Giuseppe Conte sembra il nuovo federatore del centro-sinistra. La proposta del M5S potrebbe essere più efficace di quella del Pd in vista delle elezioni europee?

“Federatore era almeno la funzione elucubrata da Bettini e Zingaretti per dare un qualche senso politico alla alleanza improvvisata su due piedi nel 2019 pur di tornare al governo. Una furbata che peggiorò oltre misura l’operazione tattica avviata da Renzi. Tutto nasce da lì. La vicinanza eccessiva tra i due partiti in nome di una certificazione della appartenenza alla stessa famiglia politica. Il riconoscimento del primato di Conte massimo riferimento dei progressisti. E quindi la necessità di difendere questa posizione in una competizione destinata a farsi sempre più insidiosa. Che ci riesca è tutto da vedere. Di certo le prossime Europee costituiscono la prova più dura”.

In ogni caso, che fare del rapporto con il M5S e con il suo leader?

“Non credo che il Pd abbia molte scelte. Non è un caso che Schlein ribadisca il rifiuto di ogni competizione tra i due partiti dicendo di preferire la riconquista degli astensionisti. L’alleanza coi 5S è al momento irreversibile. Con Conte che guida l’agenda dei diritti sociali, e lascia a Schlein quella dei ‘diritti civili’. Le elezioni regionali e locali imminenti ne sono la prova più sicura. La condivisione coi 5S della decisione di dimenticare le primarie. La scelta di concordare al tavolo dei partiti la spartizione dei posti di guida delle diverse amministrazioni”. 

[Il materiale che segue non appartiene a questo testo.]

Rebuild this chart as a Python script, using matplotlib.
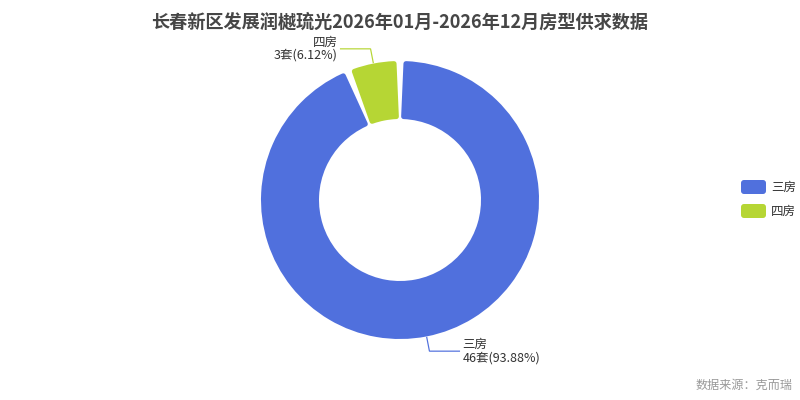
import numpy as np
import matplotlib
matplotlib.use("Agg")
import matplotlib.pyplot as plt
from matplotlib.patches import FancyBboxPatch

plt.rcParams['font.family'] = ['Noto Sans CJK SC', 'DejaVu Sans']

title = "长春新区发展润樾琉光2026年01月-2026年12月房型供求数据"
categories = ["三房", "四房"]
values = [46, 3]
colors = ["#5070dd", "#b6d634"]
source = "数据来源：克而瑞"

W, H = 800, 400
fig = plt.figure(figsize=(8, 4), dpi=100)
ax = fig.add_axes([0, 0, 1, 1])

cx, cy = 400, 200
r_out, r_in = 139, 81
edge = 2.5  # px rounding
px2pt = 72 / 100

wedges, _ = ax.pie(values, colors=colors, startangle=90, counterclock=False,
                   center=(cx, cy), radius=r_out - edge,
                   wedgeprops=dict(width=(r_out - r_in) - 2 * edge,
                                   linewidth=2 * edge * px2pt, joinstyle='round'))
ax.set_xlim(0, W)
ax.set_ylim(0, H)
ax.set_aspect('equal')
ax.axis('off')

r_mid = (r_out + r_in) / 2
gap = 2.3 + edge
dtheta = np.degrees(gap / r_mid)
for w, c in zip(wedges, colors):
    w.set_edgecolor(c)
    w.set_joinstyle('round')
    w.set_theta1(w.theta1 + dtheta)
    w.set_theta2(w.theta2 - dtheta)

total = sum(values)
# labels
for i, (w, cat, v, c) in enumerate(zip(wedges, categories, values, colors)):
    ang = np.radians((w.theta1 + w.theta2) / 2)
    x0 = cx + (r_out + 1) * np.cos(ang)
    y0 = cy + (r_out + 1) * np.sin(ang)
    x1 = cx + (r_out + 15) * np.cos(ang)
    y1 = cy + (r_out + 15) * np.sin(ang)
    side = 1 if np.cos(ang) >= 0 else -1
    x2 = x1 + side * 30
    ax.plot([x0, x1, x2], [y0, y1, y1], color=c, lw=1 * px2pt * 1.2, solid_joinstyle='miter')
    txt = f"{cat}\n{v}套({v / total * 100:.2f}%)"
    ax.text(x2 + side * 3, y1, txt, ha='left' if side > 0 else 'right', va='center',
            fontsize=9, color='#333333', linespacing=1.0,
            multialignment='left' if side > 0 else 'right')

ax.text(W / 2, H - 22, title, ha='center', va='center', fontsize=13.1,
        fontweight='bold', color='#464646')

# legend
for i, (cat, c) in enumerate(zip(categories, colors)):
    y = H - (187 + i * 24)
    ax.add_patch(FancyBboxPatch((741 + 3, y - 7 + 3), 25 - 6, 14 - 6,
                                boxstyle="round,pad=3", fc=c, ec='none'))
    ax.text(771, y, cat, ha='left', va='center', fontsize=9, color='#333333')

ax.text(793, H - 385, source, ha='right', va='center', fontsize=8.7, color='#999999')

fig.savefig("out.png", dpi=100)
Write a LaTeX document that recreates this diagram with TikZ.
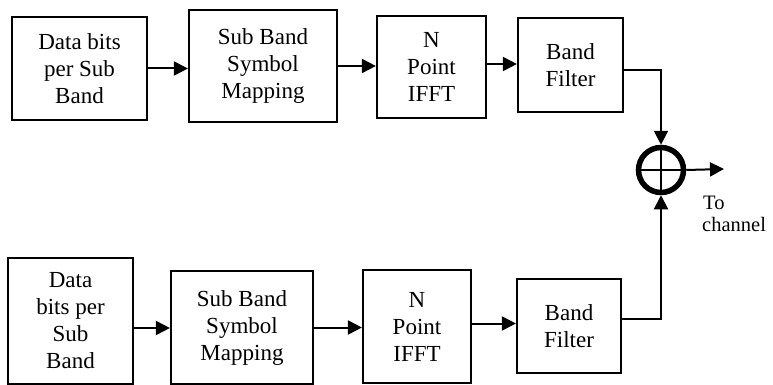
\documentclass[tikz,border=0pt]{standalone}
\usepackage{fontspec}
\setmainfont{Liberation Serif}
\usetikzlibrary{arrows.meta}
\begin{document}
\begin{tikzpicture}[x=1pt,y=-1pt,
  blk/.style={draw,line width=2.2pt,align=center,inner sep=0pt,
    font=\fontsize{23}{27}\selectfont},
  lab/.style={inner sep=0pt,font=\fontsize{20.5}{21}\selectfont},
  conn/.style={line width=2pt,-{Triangle[length=14pt,width=14pt]}},
  wire/.style={line width=2pt}]
\useasboundingbox (0,0) rectangle (773,385);
% top row
\node[blk,minimum width=135pt,minimum height=103pt] (a1) at (79.5,68.5) {Data bits\\per Sub\\Band};
\node[blk,minimum width=148pt,minimum height=112pt] (a2) at (263,66) {Sub Band\\Symbol\\Mapping};
\node[blk,minimum width=109pt,minimum height=102pt] (a3) at (431.5,67) {N\\Point\\IFFT};
\node[blk,minimum width=105pt,minimum height=94pt] (a4) at (570.5,65) {Band\\Filter};
% bottom row
\node[blk,minimum width=125pt,minimum height=126pt] (b1) at (70.5,321) {Data\\bits per\\Sub\\Band};
\node[blk,minimum width=142pt,minimum height=113pt] (b2) at (242,327.5) {Sub Band\\Symbol\\Mapping};
\node[blk,minimum width=108pt,minimum height=113pt] (b3) at (417,326.5) {N\\Point\\IFFT};
\node[blk,minimum width=104pt,minimum height=94pt] (b4) at (569,326) {Band\\Filter};
% summer
\node[draw,circle,line width=5.5pt,minimum size=45pt,inner sep=0pt] (s) at (661,170) {};
\draw[line width=1.4pt] (s.north) -- (s.south) (s.west) -- (s.east);
\coordinate (out) at (724,169);
\node[lab,anchor=base west] (to) at (703,209) {To};
\node[lab,anchor=base west] (ch) at (702,231) {channel};
% connectors
\draw[conn] (a1.east) -- (a2.west |- a1.east);
\draw[conn] (a2.east) -- (a3.west |- a2.east);
\draw[conn] (a3.east) ++(0,-3) coordinate (a3o) -- (a3o -| a4.west);
\draw[conn] ([yshift=-5pt]a4.east) -| (s.north);
\draw[conn] (b1.east) ++(0,7) coordinate (b1o) -- (b1o -| b2.west);
\draw[conn] (b2.east) -- (b2.east -| b3.west);
\draw[conn] (b3.east) ++(0,-3) coordinate (b3o) -- (b3o -| b4.west);
\draw[conn] ([yshift=7pt]b4.east) -| (s.south);
\draw[conn] (s.east) -- (out);
\end{tikzpicture}
\end{document}
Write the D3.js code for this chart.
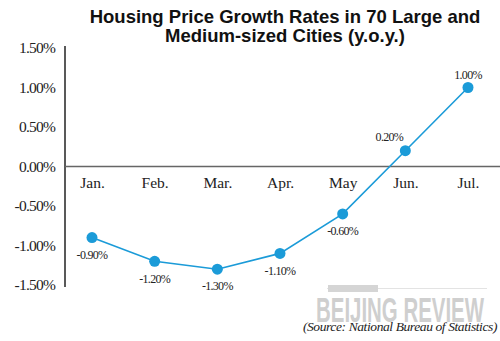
<!DOCTYPE html>
<html>
<head>
<meta charset="utf-8">
<script src="https://cdn.jsdelivr.net/npm/d3@7"></script>
<style>
  html, body { margin: 0; padding: 0; background: #fff; }
  svg { display: block; }
</style>
</head>
<body>
<svg id="chart" width="500" height="341"></svg>
<script>
// Monthly y.o.y. growth of housing prices, 70 large and medium-sized cities
const months = ["Jan.", "Feb.", "Mar.", "Apr.", "May", "Jun.", "Jul."];
const growth = [-0.90, -1.20, -1.30, -1.10, -0.60, 0.20, 1.00];
const valueLabels = ["-0.90%", "-1.20%", "-1.30%", "-1.10%", "-0.60%", "0.20%", "1.00%"];
const yTicks = [1.5, 1.0, 0.5, 0.0, -0.5, -1.0, -1.5];
const yTickLabels = ["1.50%", "1.00%", "0.50%", "0.00%", "-0.50%", "-1.00%", "-1.50%"];

const svg = d3.select("#chart");
const serif = "'Liberation Serif', 'Times New Roman', serif";
const blue = "#1b9bd8";

const x = d3.scalePoint().domain(months).range([92, 468]);
const y = d3.scaleLinear().domain([-1.5, 1.5]).range([285, 48]);

// Title
svg.append("text")
  .attr("x", 285).attr("y", 0)
  .attr("text-anchor", "middle")
  .style("font-family", "'Liberation Sans', Arial, sans-serif")
  .style("font-weight", "bold")
  .style("font-size", "18.5px")
  .style("fill", "#111")
  .selectAll("tspan")
  .data(["Housing Price Growth Rates in 70 Large and", "Medium-sized Cities (y.o.y.)"])
  .join("tspan")
  .attr("x", 285)
  .attr("y", (d, i) => 23 + i * 19)
  .text(d => d);

// Watermark (condensed horizontally to fit its slot)
const wm = svg.append("g").attr("opacity", 0.4);
wm.append("line")
  .attr("x1", 327).attr("x2", 487).attr("y1", 288.5).attr("y2", 288.5)
  .attr("stroke", "#bbb").attr("stroke-width", 1);
wm.append("rect")
  .attr("x", 328).attr("y", 285).attr("width", 50).attr("height", 7)
  .attr("fill", "#999");
const wmText = wm.append("text")
  .attr("x", 0).attr("y", 0)
  .attr("text-anchor", "middle")
  .style("font-family", "'Liberation Sans Narrow', 'Liberation Sans', Arial, sans-serif")
  .style("font-weight", "bold")
  .style("font-size", "35px")
  .style("fill", "#888")
  .text("BEIJING REVIEW");
const natural = wmText.node().getComputedTextLength();
wmText.attr("transform", `translate(400,322) scale(${168 / natural},1)`);

// Y axis with percent tick labels
const yAxis = d3.axisLeft(y)
  .tickValues(yTicks)
  .tickSize(0)
  .tickPadding(10)
  .tickFormat((d, i) => yTickLabels[i]);

const yg = svg.append("g")
  .attr("transform", "translate(65,0)")
  .call(yAxis);
yg.select(".domain").remove();
yg.selectAll("text")
  .style("font-family", serif)
  .style("font-size", "15.5px")
  .style("letter-spacing", "-0.8px")
  .style("fill", "#222");

// Vertical axis line
svg.append("line")
  .attr("x1", 65).attr("x2", 65)
  .attr("y1", 46).attr("y2", 287)
  .attr("stroke", "#222").attr("stroke-width", 1.5);

// Zero baseline
svg.append("line")
  .attr("x1", 65).attr("x2", 500)
  .attr("y1", y(0)).attr("y2", y(0))
  .attr("stroke", "#666").attr("stroke-width", 1.5);

// Month labels under the zero line
const xAxis = d3.axisBottom(x).tickSize(0).tickPadding(0);
const xg = svg.append("g")
  .attr("transform", `translate(0,${y(0) + 10})`)
  .call(xAxis);
xg.select(".domain").remove();
xg.selectAll("text")
  .attr("dy", "0.71em")
  .style("font-family", serif)
  .style("font-size", "15.5px")
  .style("fill", "#222");

// Growth line and markers
const pts = months.map((m, i) => ({ m, v: growth[i], label: valueLabels[i] }));

svg.append("path")
  .datum(pts)
  .attr("fill", "none")
  .attr("stroke", blue)
  .attr("stroke-width", 1.6)
  .attr("d", d3.line().x(d => x(d.m)).y(d => y(d.v)));

svg.selectAll("circle.pt")
  .data(pts)
  .join("circle")
  .attr("class", "pt")
  .attr("cx", d => x(d.m))
  .attr("cy", d => y(d.v))
  .attr("r", 5.5)
  .attr("fill", blue);

// Value labels: below the marker for negatives, above for positives
const labelOffset = { "Jun.": [-16, -14], "Jul.": [0, -13] };
svg.selectAll("text.val")
  .data(pts)
  .join("text")
  .attr("class", "val")
  .attr("x", d => x(d.m) + (labelOffset[d.m] ? labelOffset[d.m][0] : 0))
  .attr("y", d => y(d.v) + (labelOffset[d.m] ? labelOffset[d.m][1] : 17))
  .attr("dy", "0.35em")
  .attr("text-anchor", "middle")
  .style("font-family", serif)
  .style("font-size", "12px")
  .style("letter-spacing", "-0.7px")
  .style("fill", "#222")
  .text(d => d.label);

// Source note
svg.append("text")
  .attr("x", 497).attr("y", 331)
  .attr("text-anchor", "end")
  .style("font-family", serif)
  .style("font-style", "italic")
  .style("font-size", "13.5px")
  .style("letter-spacing", "-0.4px")
  .style("fill", "#222")
  .text("(Source: National Bureau of Statistics)");
</script>
</body>
</html>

Che ne pensa della decisione di Renato Soru di uscire dal Pd?

“Non solo dal Pd, ma anche dall’alleanza progressista guidata dal M5S col Pd. Oramai è purtroppo un fatto che, come ho ripetuto invano, le primarie avrebbero potuto evitare. Per di più un fatto non nuovo. Ignorato da chi sta sul Continente e trascurato perfino in Sardegna, già in molti comuni si è assistito ad uscite dal Pd di esponenti di prestigio che presentatisi alle elezioni fuori e contro il partito hanno conquistato le amministrazioni”.

La dirigenza del Pd ha assunto un profilo troppo identitario?

“Sembra aver perso coscienza che al centro della politica sta il governo e ripensato la scelta di dare un governo al Paese raccogliendo, all’interno di una coalizione, il consenso diretto della maggioranza dei cittadini. Quanto alla sua specifica identità tutto dipende dalla funzione che dentro la coalizione il Pd si propone”.